Update: We estimate one RFC per feature (Tracer, Metrics, Logger) starting in mid-April/early May. This will help focus the discussion on a standard interface to help customers bring their own provider.

Since we launched V2, the only difference for Tracer is that we'd stick with AWS X-Ray SDK provider as the default, while providing a built-in provider for OpenTelemetry - other 3rd party providers (e.g., Datadog, Lumigo, NewRelic, etc.) would be owned by them where we'd be happy to collaborate/coordinate.

Thank you all!!

leandrodamascena commented 1 year ago

I'm removing the help wanted and need-customer-feedback labels because already have work in progress, so anyone can comment on these RFCs.

heitorlessa commented 1 year ago

UPDATE: We're adding support in Logger for Datadog as a start. We're working on a POC for Metrics, and adding last refinements for Tracer Providers.

For Logger, Datadog was the only provider that required a custom timestamp so we've added a Formatter, and documented our recommendation to use Lambda Extensions to not impact in performance.

The only reason we're not adding OTel Log output now is because it's not Final yet - please feel free to open a feature request when that happens (whoever is reading and need that)

image

heitorlessa commented 1 year ago

cc @leandrodamascena for an update on Metrics Providers

leandrodamascena commented 1 year ago

Hey everyone! Adding some new information here to keep everyone up to date on our work.

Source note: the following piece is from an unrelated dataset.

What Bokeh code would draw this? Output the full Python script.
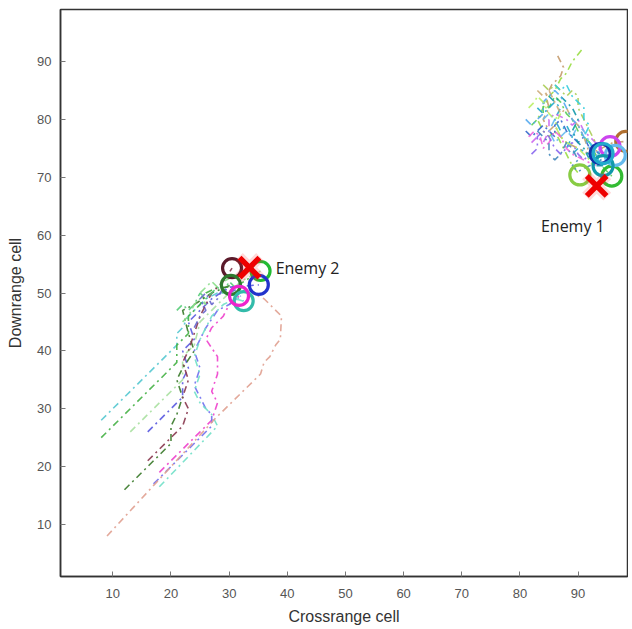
from bokeh.plotting import figure
from bokeh.models import Range1d, FixedTicker
from bokeh.core.properties import value
from bokeh.embed import file_html
from bokeh.resources import INLINE

# ---------------- data ----------------
x_ticks = [10, 20, 30, 40, 50, 60, 70, 80, 90]
y_ticks = [10, 20, 30, 40, 50, 60, 70, 80, 90]

# Enemy 2 trajectories (crossrange, downrange)
e2_cyan_x = [8, 20, 21, 21, 22, 23, 24, 26, 28, 30, 32.5]
e2_cyan_y = [28, 40, 41, 43, 44, 46, 47, 49, 50, 50, 48.6]
e2_green_x = [8, 20, 21, 21, 23, 23, 25, 26, 28, 31, 35.4]
e2_green_y = [25, 37, 38, 41, 43, 46, 48, 50, 51, 51, 53.8]
e2_lgreen_x = [13, 21, 22, 22, 24, 25, 27, 29, 32, 35.4]
e2_lgreen_y = [26, 34, 35, 39, 41, 45, 47, 49, 52, 53.8]
e2_blue_x = [16, 21, 22, 22, 23, 22, 24, 23, 25, 27, 30, 35.1]
e2_blue_y = [26, 31, 32, 35, 37, 40, 42, 45, 47, 49, 51, 51.4]
e2_dgreen_x = [12, 20, 20, 21, 22, 21, 22, 24, 23, 22, 24, 27, 30.3]
e2_dgreen_y = [16, 24, 27, 29, 32, 35, 37, 40, 43, 47, 48, 50, 51.4]
e2_dred_x = [16, 22, 23, 22, 23, 22, 23, 24, 25, 26, 27, 29, 30.5]
e2_dred_y = [21, 27, 30, 32, 35, 38, 40, 43, 46, 48, 50, 52, 54.3]
e2_mag_x = [18, 25, 27, 28, 27, 28, 28, 26, 27, 29, 30, 31.7]
e2_mag_y = [19, 26, 28, 31, 33, 36, 39, 42, 44, 46, 48, 49.5]
e2_blue2_x = [17, 27, 27, 26, 25, 24, 25, 24, 26, 28, 30, 32]
e2_blue2_y = [17, 27, 29, 30, 32, 34, 37, 40, 44, 47, 48, 49.5]
e2_teal_x = [18, 28, 27, 25, 24, 25, 24, 25, 27, 29, 31, 32.5]
e2_teal_y = [16.5, 27, 29, 31, 33, 36, 39, 42, 46, 48, 49, 48.6]
e2_rose_x = [9, 27.7, 35.4, 36, 37, 38, 38.8, 39, 38, 36, 34]
e2_rose_y = [8, 28.4, 36, 38, 39, 41, 42, 46, 47, 49, 50]
e2_sea_x = [21, 22, 23, 24, 25, 26, 27, 28, 29, 30, 31]
e2_sea_y = [47, 48, 47, 48, 50, 49, 50, 51, 50, 52, 51]
e2_lime_x = [22, 23, 24, 25, 26, 25, 26, 27, 28, 29, 31]
e2_lime_y = [45, 46, 48, 49, 48, 50, 51, 52, 51, 52, 53]
e2_indigo_x = [24, 25, 26, 25, 26, 27, 28, 29, 30, 32]
e2_indigo_y = [44, 46, 47, 49, 50, 48, 49, 51, 50, 51]

# Enemy 1 trajectories
e1_brown_x = [86.5, 87.5, 87, 85.5, 84.5, 85, 84, 85, 86, 87, 88, 90, 92, 94, 96, 98.2]
e1_brown_y = [91, 89, 87.5, 86, 84, 82, 80, 78, 79, 77, 76, 75, 74, 75, 76, 76.2]
e1_lgreen_x = [90.6, 89, 88, 87, 86, 85, 84, 83, 84, 85, 86, 87, 88, 89, 90.3]
e1_lgreen_y = [92, 90, 88, 87, 85, 84, 82, 80, 78, 77, 78, 76, 74, 72, 70.4]
e1_green_x = [82, 83, 84, 84, 85, 86, 87, 88, 89, 90, 92, 94, 95.8]
e1_green_y = [79, 80, 81, 83, 82, 84, 83, 81, 80, 78, 76, 72, 70.2]
e1_blue_x = [81, 82, 83, 84, 85, 86, 86, 87, 88, 89, 90, 91, 92, 93.8]
e1_blue_y = [78, 77, 78, 79, 78, 77, 79, 80, 78, 77, 76, 77, 75, 74.1]
e1_cyan_x = [83, 84, 85, 86, 87, 86, 87, 88, 89, 88, 89, 90, 92, 94.3]
e1_cyan_y = [82, 81, 82, 83, 82, 80, 78, 79, 77, 75, 74, 75, 74, 74.1]
e1_purple_x = [82, 83, 84, 85, 85, 86, 88, 89, 90, 91, 93, 95.5]
e1_purple_y = [76, 77, 76, 78, 80, 81, 80, 79, 80, 78, 76, 75.3]
e1_lblue_x = [84, 85, 86, 85, 86, 87, 88, 89, 90, 91, 92, 93, 94, 96.4]
e1_lblue_y = [80, 81, 80, 78, 76, 77, 78, 77, 79, 78, 76, 75, 74, 73.8]
e1_teal_x = [85, 86, 87, 88, 89, 90, 89, 90, 91, 92, 93, 94.3]
e1_teal_y = [84, 83, 84, 83, 82, 80, 78, 76, 75, 73, 72, 72]
e1_tan_x = [83, 84, 85, 86, 87, 88, 89, 90, 91, 92, 93]
e1_tan_y = [85, 84, 85, 83, 81, 82, 80, 79, 77, 74, 72]
e1_mag_x = [81.5, 82.5, 83.5, 84, 85, 86, 87, 88, 89, 91, 93]
e1_mag_y = [77, 78, 77, 75, 76, 78, 77, 75, 74, 73, 72]
e1_sky_x = [81, 82, 83, 84, 84, 85, 86, 87, 88, 89, 90, 91, 92, 94]
e1_sky_y = [80, 79, 80, 81, 83, 84, 85, 84, 82, 80, 79, 77, 75, 73]
e1_olive_x = [84, 85, 86, 87, 88, 89, 90, 90, 91, 92, 93, 95]
e1_olive_y = [86, 85, 86, 85, 84, 85, 84, 82, 80, 78, 76, 74]
e1_violet_x = [82, 83, 83, 84, 85, 86, 87, 88, 89, 90, 91, 92, 94]
e1_violet_y = [74, 75, 77, 78, 77, 75, 74, 75, 76, 74, 73, 74, 75]
e1_aqua_x = [86, 87, 88, 89, 90, 91, 91, 92, 91, 92, 93, 94]
e1_aqua_y = [86, 85, 86, 84, 83, 82, 80, 79, 77, 76, 74, 72]
e1_lime_x = [81.5, 82.5, 83, 84, 85, 86, 87, 86, 87, 88, 90, 92, 93]
e1_lime_y = [82, 83, 84, 83, 81, 80, 81, 79, 77, 76, 75, 73, 71]
e1_steel_x = [83, 84, 85, 85, 86, 87, 88, 89, 90, 89, 90, 92, 94]
e1_steel_y = [78, 77, 76, 74, 73, 74, 76, 75, 73, 72, 71, 72, 73]

# end-point circles
e2_circle_x = [30.5, 30.3, 35.4, 35.1, 32.5, 31.7]
e2_circle_y = [54.3, 51.4, 53.8, 51.4, 48.6, 49.5]
e2_circle_c = ["#5a1a2a", "#2e7a2e", "#22bb33", "#2233cc", "#33bbaa", "#ee22cc"]
e1_circle_x = [98.2, 90.3, 95.8, 95.5, 96.4, 94.3, 93.8, 94.3]
e1_circle_y = [76.2, 70.4, 70.2, 75.3, 73.8, 72.0, 74.1, 74.1]
e1_circle_c = ["#b07030", "#88cc44", "#33bb33", "#cc44ee", "#66bbee", "#1199aa", "#1133aa", "#22aacc"]

# enemy (true target) positions
enemy_x = [93.2, 33.5]
enemy_y = [68.5, 54.4]
enemy_labels = ["Enemy 1", "Enemy 2"]

traj = [
    (e2_cyan_x, e2_cyan_y, "#55c8d0"),
    (e2_green_x, e2_green_y, "#44b044"),
    (e2_lgreen_x, e2_lgreen_y, "#a8e0a0"),
    (e2_blue_x, e2_blue_y, "#5a5ae0"),
    (e2_dgreen_x, e2_dgreen_y, "#3a7a2a"),
    (e2_dred_x, e2_dred_y, "#8a3a50"),
    (e2_mag_x, e2_mag_y, "#ee40cc"),
    (e2_blue2_x, e2_blue2_y, "#7070f0"),
    (e2_teal_x, e2_teal_y, "#70e0c8"),
    (e2_rose_x, e2_rose_y, "#e0a090"),
    (e2_sea_x, e2_sea_y, "#55cc77"),
    (e2_lime_x, e2_lime_y, "#88dd88"),
    (e2_indigo_x, e2_indigo_y, "#6666cc"),
    (e1_brown_x, e1_brown_y, "#c49a6c"),
    (e1_lgreen_x, e1_lgreen_y, "#99dd44"),
    (e1_green_x, e1_green_y, "#55cc55"),
    (e1_blue_x, e1_blue_y, "#3366cc"),
    (e1_cyan_x, e1_cyan_y, "#22aacc"),
    (e1_purple_x, e1_purple_y, "#cc66ee"),
    (e1_lblue_x, e1_lblue_y, "#66bbee"),
    (e1_teal_x, e1_teal_y, "#1199aa"),
    (e1_tan_x, e1_tan_y, "#ccaa77"),
    (e1_mag_x, e1_mag_y, "#ee66dd"),
    (e1_sky_x, e1_sky_y, "#55aaee"),
    (e1_olive_x, e1_olive_y, "#aacc55"),
    (e1_violet_x, e1_violet_y, "#8866ee"),
    (e1_aqua_x, e1_aqua_y, "#33ccdd"),
    (e1_lime_x, e1_lime_y, "#bbee66"),
    (e1_steel_x, e1_steel_y, "#4488bb"),
]

# ---------------- figure ----------------
p = figure(frame_width=567, frame_height=567, output_backend="svg", toolbar_location=None,
           x_range=Range1d(1, 98.5), y_range=Range1d(1, 99),
           min_border_left=60, min_border_top=9, min_border_right=1, min_border_bottom=53)
p.background_fill_color = "white"
p.border_fill_color = "white"
p.outline_line_color = "#333333"
p.outline_line_width = 1.5
p.xgrid.visible = False
p.ygrid.visible = False

for ax in (p.xaxis[0], p.yaxis[0]):
    ax.major_tick_in = 5
    ax.major_tick_out = 0
    ax.minor_tick_line_color = None
    ax.major_tick_line_color = "#777777"
    ax.axis_line_color = "#333333"
    ax.axis_line_width = 1.5
    ax.major_label_text_font = "Liberation Sans"
    ax.major_label_text_font_size = "13px"
    ax.major_label_text_color = "#555555"
    ax.axis_label_text_font = "Liberation Sans"
    ax.axis_label_text_font_style = "normal"
    ax.axis_label_text_font_size = "16px"
    ax.axis_label_text_color = "#333333"

p.xaxis.ticker = FixedTicker(ticks=x_ticks)
p.yaxis.ticker = FixedTicker(ticks=y_ticks)
p.xaxis.axis_label = "Crossrange cell"
p.yaxis.axis_label = "Downrange cell"
p.xaxis.major_label_standoff = 12
p.xaxis.axis_label_standoff = 7
p.yaxis.major_label_standoff = 9
p.yaxis.axis_label_standoff = 10

for xs, ys, c in traj:
    p.line(xs, ys, line_color=c, line_width=1.6, line_alpha=0.9, line_dash="7 4 2 4")

p.scatter(e2_circle_x, e2_circle_y, marker="circle", size=19, fill_color=None,
          line_color=e2_circle_c, line_width=3.2)
p.scatter(e1_circle_x, e1_circle_y, marker="circle", size=20, fill_color=None,
          line_color=e1_circle_c, line_width=3.2)

# red X markers with soft glow
p.scatter(enemy_x, enemy_y, marker="x", size=30, line_color="#ff3030", line_width=11, line_alpha=0.18)
p.scatter(enemy_x, enemy_y, marker="x", size=28, line_color="#ee0000", line_width=5.5)

p.text(x=[89.1], y=[61.6], text=[enemy_labels[0]], text_align="center", text_baseline="middle",
       text_font=value("Open Sans"), text_font_size="16px", text_color="#222222")
p.text(x=[38.0], y=[54.3], text=[enemy_labels[1]], text_align="left", text_baseline="middle",
       text_font=value("Open Sans"), text_font_size="16px", text_color="#222222")

open("out.html", "w").write(file_html(p, INLINE))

We are working to merge the Metrics Providers as soon as possible. Our current plan is to merge this PR by the end of July. We're taking the opportunity to address some tech debt in the Metrics utility and provide a great experience for customers who want to use a provider other than Amazon CloudWatch EMF.

I'll update this issue by mid-next week if anything changes.

leandrodamascena commented 1 year ago

We are about to merge PR https://github.com/aws-powertools/powertools-lambda-python/pull/2194 which will allow us to add external providers in the metrics utility. Our initial plan was to add Datadog to this PR, but we are waiting for Datadog to release a new version of their extension and fix an issue with a dependency: https://github.com/DataDog/datadog-lambda-python/issues/350.

Support for Datadog will likely be delayed for a few days, but we are working hard to add this support as soon as possible.

github-actions[bot] commented 1 year ago

⚠️COMMENT VISIBILITY WARNING⚠️

This issue is now closed. Please be mindful that future comments are hard for our team to see.

If you need more assistance, please either tag a team member or open a new issue that references this one.

If you wish to keep having a conversation with other community members under this issue feel free to do so.

heitorlessa commented 1 year ago

Quick update: Datadog made the bugfix release we needed, we're tentatively looking to launch Datadog Metrics Provider by the end of next week ;)

Then we move on to adding Observability Provider to Tracer (rinse and repeat).

leandrodamascena commented 1 year ago

Hey everyone! We are very happy to announce that we have merged PR (#2906) to add support for the Datadog Metrics provider and create a way for adding more observability providers. We are planning a release for this week.

For now we are going to work on adding external observability providers to Tracer. As soon as we have news I'll update this issue.

Thank you to everyone who is working hard to make Powertools for AWS Lambda (Python) even better.

heitorlessa commented 8 months ago

Quick update -- @roger-zhangg is working on the last feature: Observability Provider for Tracer. Once that's done, we'll close this issue, and start investigating an alternative solution for OTel as cold starts haven't significantly improved.